Wednesday, 1 August 2012

Miss Whojimaflip's Norwegian Escapades 1969: 4. Low Church High Prices


Sundays in Norway were familiar......as Mrs Whojimaflip noted ....



'I put on my hat and gloves and went to Church. It was just like in England. The English had taken over the church and were running their own services. In fact I could have been back home, except for one thing. Norwegian churches seem to be very small, having no vestyr or anterooms. The vicar came in and had to get changed by the altar, in front of us all.


Shut your eyes, Mavis - one of the tour party kept saying to her friend. She never did. I watched Mavis as she covered her face with her hand and peeked through her fingers.

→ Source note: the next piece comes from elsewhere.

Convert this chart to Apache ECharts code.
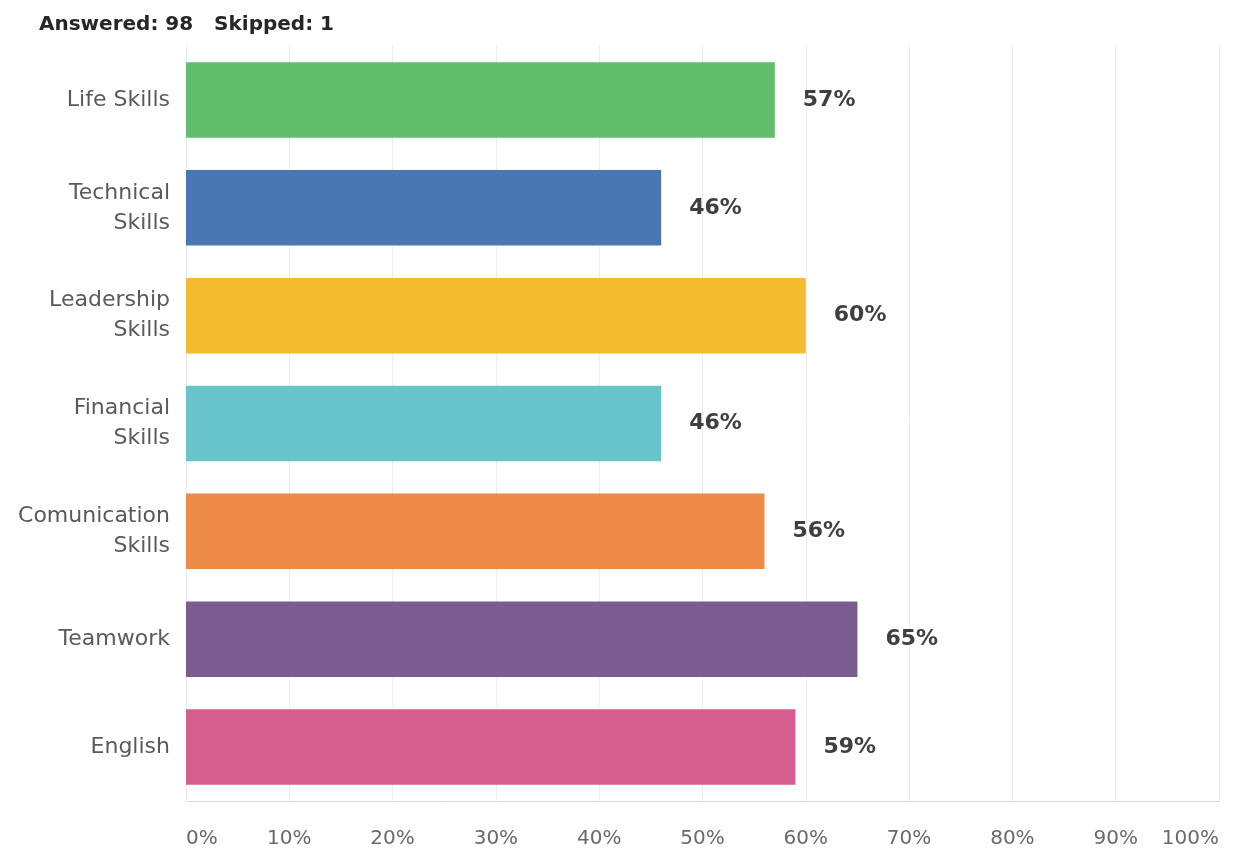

After church we went for a walk. Met a woman in a camping with her family, who unbelievably came from the next door village to where I live. She brought all her food with her, as she said, otherwise it was four or five timas as expensive as back at home. Besides the bairns did not like Norwegian food anyway. They were wolfing down their baked beans and corn beef hash.

I was glad when I got back for the hotel meal, prices or no prices. It was lovely.'



The above menu was geared for British tourists. I remember as a child going to an English seaside resort and being given a bowl of soup or a choice of a glass of orange, tomato or grapefruit juice as a starter. At classier joints there would be prawn cocktail - a great dish for increasing the establishment's profits as it would come in a wine glass, three quarters full of lettuce, with a few defrosted prawns in a glutinous sauce spedily whipped up by the chef mixing mayonnaise, tomato ketchup and Worcester sauce.

Even the wine was a budget was a budget priced Bordeaux, though as Mrs Whojimaflip wrote: 'Far too expensive for us. We retired to our rooms and vrought out the remains of the duty free we had brought with us.'

Things haven't changed much in 2012.